After a complex, years-long game of connect-the-celestial-dots, astronomers announced a majestic discovery this month: 62 new moons orbiting around Saturn.
The ringed planet is the solar system’s second-largest, and now it’s far and away the most orbited. With newly discovered moons as small as 2.5 km across (or one-third the length of Hollywood’s Walk of Fame, as Space.com put it), we now know 145 confirmed moons orbit its gaseous surface.
With all those forces roiling the planet’s vast bulk, it’s tough to picture what must be happening to the liquids far below its gaseous envelope. But if there was any way to stand on the edge of the planet and gaze upward, you’d see a dizzying swarm of spinning moons. Some are singularly huge: Titan, the biggest, is larger than the planet Mercury.
Major moons of Saturn, to scale. Photo: Kevin Gill, NASA/JPL-Caltech/SSI/CICLOPS
That’s in addition to Saturn’s many rings, which are basically churning debris fields.
So amid all that, how did scientists on Earth manage to parse out moons the size of neighborhoods?

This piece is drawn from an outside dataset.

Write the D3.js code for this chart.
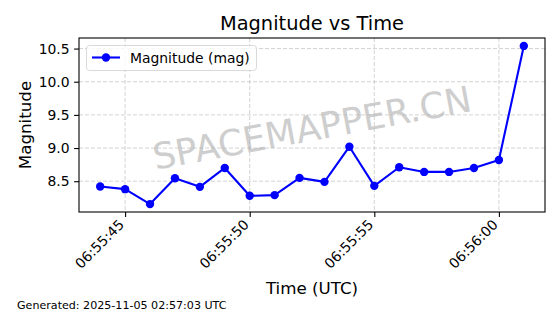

The answer boils down to a proven method, applied in painstaking detail over the course of years.
Spotting lonely rocks in a vast cosmic sea
Edward Ashton, a postdoctoral fellow at the Academia Sinica Institute of Astronomy and Astrophysics, led the research. Perched on top of Hawaii’s Mauna Kea, using the Canada-France-Hawaii Telescope (CFHT), his team employed a method called “shift stacking” to first identify tiny objects, then confirm their orbits.

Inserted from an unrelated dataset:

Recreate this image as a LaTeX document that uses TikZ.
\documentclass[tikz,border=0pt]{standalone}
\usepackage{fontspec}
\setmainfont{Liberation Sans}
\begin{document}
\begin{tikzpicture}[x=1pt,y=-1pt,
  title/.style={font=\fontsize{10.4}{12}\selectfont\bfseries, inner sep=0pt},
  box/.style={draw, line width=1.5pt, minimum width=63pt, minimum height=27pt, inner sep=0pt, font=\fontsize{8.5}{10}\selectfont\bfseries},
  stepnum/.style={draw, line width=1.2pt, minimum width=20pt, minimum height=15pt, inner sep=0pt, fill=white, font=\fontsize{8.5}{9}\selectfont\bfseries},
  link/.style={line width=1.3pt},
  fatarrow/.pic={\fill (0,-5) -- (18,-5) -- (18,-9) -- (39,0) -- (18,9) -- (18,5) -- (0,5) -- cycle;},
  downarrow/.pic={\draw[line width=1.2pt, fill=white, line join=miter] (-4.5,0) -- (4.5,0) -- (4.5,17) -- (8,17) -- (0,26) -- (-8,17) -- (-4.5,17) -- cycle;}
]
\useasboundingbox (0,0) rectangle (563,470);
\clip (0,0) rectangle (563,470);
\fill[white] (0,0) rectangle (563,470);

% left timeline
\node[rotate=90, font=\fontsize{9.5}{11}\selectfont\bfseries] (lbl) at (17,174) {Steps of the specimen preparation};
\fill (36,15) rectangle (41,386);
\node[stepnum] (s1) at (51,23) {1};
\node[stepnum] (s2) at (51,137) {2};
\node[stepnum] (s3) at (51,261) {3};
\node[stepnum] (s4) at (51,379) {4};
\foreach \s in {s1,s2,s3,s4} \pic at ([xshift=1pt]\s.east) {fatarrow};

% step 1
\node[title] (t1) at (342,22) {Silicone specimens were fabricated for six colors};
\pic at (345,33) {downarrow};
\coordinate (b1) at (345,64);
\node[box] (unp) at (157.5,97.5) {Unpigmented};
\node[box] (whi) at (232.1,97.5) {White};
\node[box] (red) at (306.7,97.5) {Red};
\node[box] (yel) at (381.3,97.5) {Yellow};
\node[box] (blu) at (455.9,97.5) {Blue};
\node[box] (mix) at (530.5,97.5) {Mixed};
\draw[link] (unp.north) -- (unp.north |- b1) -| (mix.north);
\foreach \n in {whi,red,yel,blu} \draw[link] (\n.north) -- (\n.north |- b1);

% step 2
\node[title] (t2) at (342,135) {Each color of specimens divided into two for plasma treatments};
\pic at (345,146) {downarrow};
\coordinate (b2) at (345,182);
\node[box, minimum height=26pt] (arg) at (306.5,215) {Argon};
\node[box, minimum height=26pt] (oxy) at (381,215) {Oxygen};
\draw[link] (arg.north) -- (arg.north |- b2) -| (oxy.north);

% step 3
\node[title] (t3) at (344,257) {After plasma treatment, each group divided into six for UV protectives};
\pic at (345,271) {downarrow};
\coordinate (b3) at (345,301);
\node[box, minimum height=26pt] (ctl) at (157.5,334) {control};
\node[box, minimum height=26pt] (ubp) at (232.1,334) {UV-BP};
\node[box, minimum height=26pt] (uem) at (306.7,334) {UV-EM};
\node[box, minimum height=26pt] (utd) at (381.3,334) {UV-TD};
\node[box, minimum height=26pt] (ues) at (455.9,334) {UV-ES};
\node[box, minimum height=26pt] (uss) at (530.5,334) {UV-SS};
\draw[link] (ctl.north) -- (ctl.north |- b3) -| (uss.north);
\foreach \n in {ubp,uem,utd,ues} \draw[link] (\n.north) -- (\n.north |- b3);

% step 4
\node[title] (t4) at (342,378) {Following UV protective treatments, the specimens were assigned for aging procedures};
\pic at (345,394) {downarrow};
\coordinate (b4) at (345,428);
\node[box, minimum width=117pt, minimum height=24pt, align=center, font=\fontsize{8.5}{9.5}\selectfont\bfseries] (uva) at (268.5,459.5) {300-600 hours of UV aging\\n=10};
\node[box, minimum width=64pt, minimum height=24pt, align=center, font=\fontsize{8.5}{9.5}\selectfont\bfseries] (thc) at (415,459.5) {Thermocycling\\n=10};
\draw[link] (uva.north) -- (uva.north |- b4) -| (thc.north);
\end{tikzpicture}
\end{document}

The Canada-France-Hawaii Telescope. Photos: Wiki Commons, University of Hawaii
To spot Saturnian satellites too tiny to glimpse in a single frame even through the notably enormous CFHT, you’d need multiple images (to magnify brightness). The problem is, everything’s moving. Shift stacking solves this by snapping a sequence of exposures, then “shifting” them all so that the pixels on each one correspond to the location of the target object.

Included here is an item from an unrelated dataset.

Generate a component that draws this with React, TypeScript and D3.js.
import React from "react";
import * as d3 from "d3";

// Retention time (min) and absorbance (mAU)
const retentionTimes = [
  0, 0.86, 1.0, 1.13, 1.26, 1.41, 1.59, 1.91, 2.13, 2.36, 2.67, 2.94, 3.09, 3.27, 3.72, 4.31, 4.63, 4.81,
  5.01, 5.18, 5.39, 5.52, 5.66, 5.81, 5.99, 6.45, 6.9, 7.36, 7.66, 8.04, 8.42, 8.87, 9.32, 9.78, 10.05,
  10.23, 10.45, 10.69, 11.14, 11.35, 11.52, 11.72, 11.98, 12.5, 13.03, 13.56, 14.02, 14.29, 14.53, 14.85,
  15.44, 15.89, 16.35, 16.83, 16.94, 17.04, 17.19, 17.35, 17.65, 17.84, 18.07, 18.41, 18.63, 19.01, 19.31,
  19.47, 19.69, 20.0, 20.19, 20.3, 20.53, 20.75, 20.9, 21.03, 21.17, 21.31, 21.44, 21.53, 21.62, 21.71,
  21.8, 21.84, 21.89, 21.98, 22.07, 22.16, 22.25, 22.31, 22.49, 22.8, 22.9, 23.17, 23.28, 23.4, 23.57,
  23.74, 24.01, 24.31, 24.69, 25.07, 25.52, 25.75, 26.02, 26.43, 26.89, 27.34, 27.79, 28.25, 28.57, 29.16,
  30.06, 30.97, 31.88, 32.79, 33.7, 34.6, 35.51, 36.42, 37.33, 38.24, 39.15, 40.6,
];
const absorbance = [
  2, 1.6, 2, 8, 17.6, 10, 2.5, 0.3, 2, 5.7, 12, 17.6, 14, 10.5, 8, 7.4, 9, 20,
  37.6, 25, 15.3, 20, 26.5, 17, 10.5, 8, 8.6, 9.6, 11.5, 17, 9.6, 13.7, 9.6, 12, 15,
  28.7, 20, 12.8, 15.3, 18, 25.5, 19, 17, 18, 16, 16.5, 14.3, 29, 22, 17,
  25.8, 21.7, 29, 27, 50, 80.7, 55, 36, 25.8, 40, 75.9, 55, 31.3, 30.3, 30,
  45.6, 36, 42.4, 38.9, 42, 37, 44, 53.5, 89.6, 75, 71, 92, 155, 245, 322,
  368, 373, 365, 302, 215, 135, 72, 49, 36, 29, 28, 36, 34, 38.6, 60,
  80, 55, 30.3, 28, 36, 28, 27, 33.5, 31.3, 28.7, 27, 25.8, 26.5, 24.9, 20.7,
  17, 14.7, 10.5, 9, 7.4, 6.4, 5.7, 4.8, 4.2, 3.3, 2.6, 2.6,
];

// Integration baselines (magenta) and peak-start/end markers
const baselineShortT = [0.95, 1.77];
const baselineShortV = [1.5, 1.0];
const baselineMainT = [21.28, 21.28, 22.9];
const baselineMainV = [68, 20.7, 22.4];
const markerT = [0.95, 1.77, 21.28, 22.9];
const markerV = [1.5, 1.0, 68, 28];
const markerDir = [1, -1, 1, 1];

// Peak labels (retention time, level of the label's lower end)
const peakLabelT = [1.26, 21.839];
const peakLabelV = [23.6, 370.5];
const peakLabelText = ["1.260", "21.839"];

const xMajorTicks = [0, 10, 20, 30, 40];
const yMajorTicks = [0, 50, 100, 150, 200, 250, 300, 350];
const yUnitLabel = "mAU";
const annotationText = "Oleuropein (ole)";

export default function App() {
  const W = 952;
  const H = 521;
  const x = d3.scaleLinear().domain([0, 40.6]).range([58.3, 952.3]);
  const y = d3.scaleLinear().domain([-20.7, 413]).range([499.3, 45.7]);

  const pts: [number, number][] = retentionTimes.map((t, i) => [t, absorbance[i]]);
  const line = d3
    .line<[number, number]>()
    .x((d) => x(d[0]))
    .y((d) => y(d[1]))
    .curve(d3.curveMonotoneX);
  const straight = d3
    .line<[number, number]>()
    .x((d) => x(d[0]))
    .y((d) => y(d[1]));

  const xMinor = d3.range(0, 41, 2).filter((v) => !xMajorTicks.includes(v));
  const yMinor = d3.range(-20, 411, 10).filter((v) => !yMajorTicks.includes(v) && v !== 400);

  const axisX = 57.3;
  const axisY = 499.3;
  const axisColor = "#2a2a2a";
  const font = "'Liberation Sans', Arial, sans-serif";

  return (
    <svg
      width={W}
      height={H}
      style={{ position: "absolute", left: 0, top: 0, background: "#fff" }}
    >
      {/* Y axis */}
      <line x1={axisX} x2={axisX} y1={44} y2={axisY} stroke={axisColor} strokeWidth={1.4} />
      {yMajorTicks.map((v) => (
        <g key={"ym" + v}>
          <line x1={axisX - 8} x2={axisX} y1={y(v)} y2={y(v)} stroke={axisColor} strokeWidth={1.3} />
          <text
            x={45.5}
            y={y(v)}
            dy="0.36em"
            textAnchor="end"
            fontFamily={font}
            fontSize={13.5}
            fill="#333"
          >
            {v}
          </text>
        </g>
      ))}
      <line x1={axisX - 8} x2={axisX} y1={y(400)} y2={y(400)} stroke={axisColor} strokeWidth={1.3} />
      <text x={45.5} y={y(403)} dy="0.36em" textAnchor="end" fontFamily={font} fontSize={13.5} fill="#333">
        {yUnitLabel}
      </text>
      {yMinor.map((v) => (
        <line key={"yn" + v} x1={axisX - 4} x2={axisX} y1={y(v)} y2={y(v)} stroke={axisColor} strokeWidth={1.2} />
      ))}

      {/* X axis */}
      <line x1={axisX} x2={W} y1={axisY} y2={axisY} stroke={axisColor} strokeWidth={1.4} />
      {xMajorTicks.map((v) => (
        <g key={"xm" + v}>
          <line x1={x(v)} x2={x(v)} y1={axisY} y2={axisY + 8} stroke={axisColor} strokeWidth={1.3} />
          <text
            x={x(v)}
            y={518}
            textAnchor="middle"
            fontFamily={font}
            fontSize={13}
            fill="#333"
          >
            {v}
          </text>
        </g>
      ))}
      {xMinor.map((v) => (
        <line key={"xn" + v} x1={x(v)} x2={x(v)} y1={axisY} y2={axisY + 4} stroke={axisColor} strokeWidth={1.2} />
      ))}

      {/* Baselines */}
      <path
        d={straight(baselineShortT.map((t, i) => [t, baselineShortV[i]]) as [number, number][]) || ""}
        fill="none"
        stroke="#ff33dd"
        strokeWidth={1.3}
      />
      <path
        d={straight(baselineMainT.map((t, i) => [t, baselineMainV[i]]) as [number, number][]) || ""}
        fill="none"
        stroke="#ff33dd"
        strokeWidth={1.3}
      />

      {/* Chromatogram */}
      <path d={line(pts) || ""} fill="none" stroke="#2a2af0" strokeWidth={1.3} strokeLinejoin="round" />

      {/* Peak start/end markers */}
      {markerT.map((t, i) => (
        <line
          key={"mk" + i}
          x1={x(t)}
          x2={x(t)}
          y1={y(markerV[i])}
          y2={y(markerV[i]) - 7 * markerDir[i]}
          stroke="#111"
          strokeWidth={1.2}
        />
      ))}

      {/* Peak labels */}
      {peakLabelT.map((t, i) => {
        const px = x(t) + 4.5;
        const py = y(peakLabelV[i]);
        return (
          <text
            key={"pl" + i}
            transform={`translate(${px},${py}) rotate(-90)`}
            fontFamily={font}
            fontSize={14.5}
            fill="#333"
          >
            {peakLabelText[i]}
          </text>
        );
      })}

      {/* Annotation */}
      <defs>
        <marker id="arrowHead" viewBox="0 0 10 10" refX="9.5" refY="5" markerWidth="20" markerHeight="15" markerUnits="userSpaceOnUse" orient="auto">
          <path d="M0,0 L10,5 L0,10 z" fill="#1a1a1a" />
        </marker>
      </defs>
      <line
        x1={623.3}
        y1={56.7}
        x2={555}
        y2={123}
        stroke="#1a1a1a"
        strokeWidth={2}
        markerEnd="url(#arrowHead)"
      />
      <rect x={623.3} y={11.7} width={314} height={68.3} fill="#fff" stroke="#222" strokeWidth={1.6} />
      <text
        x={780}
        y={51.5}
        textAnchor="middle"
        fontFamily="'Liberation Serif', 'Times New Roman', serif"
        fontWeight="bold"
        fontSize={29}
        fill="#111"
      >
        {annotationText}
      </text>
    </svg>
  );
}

Stack those on top of each other, and you have a visible signature of a celestial body that would otherwise be too faint to see.
That still doesn’t mean what you’re looking at is a moon, though. Which leads us to why Ashton and his team’s research, which began in 2018, is only concluding now.
‘Which dot belongs to which puzzle?’
To meet the definition of a moon, an object must orbit something larger than itself (that is not a star). Could these relatively small rocks that the team spotted zipping past Saturn be asteroids? Sure. The only way to figure out for sure would be to shift stack them repeatedly, each time they showed back up.
The total data set involved two years’ worth of frame-by-frame, three-hour shoots by the CFHT, according to Space.com.
If forcing it into coherence sounds complicated, it was.
“Tracking these moons makes me recall playing the kid’s game Dot-to-Dot, because we have to connect the various appearances of these moons in our data with a viable orbit,” Ashton said in a statement. “But with about 100 different games on the same page, you don’t know which dot belongs to which puzzle.”
Better him than me.
‘Irregular moons’: Satellite errata
Each one of the 62 newly confirmed moons falls under the “irregular” category. These moons can orbit their home planets distantly, or even in retrograde — opposite to the planet’s rotation. That’s because they did not form in orbit around the planet, but instead fell into its gravitational field from elsewhere and became captured.
(Saturn hosts three main groups of irregular moons: the Inuit group, the Gallic group, and the dense Norse group. Each new moon falls into one of these three groups.)
As of the new count, Saturn has 121 irregular and 24 regular moons. That places it back on top of the solar system’s “most moons” list, which Jupiter briefly took over earlier this year. The count could change at any time — depending on who’s fastest at connecting the dots.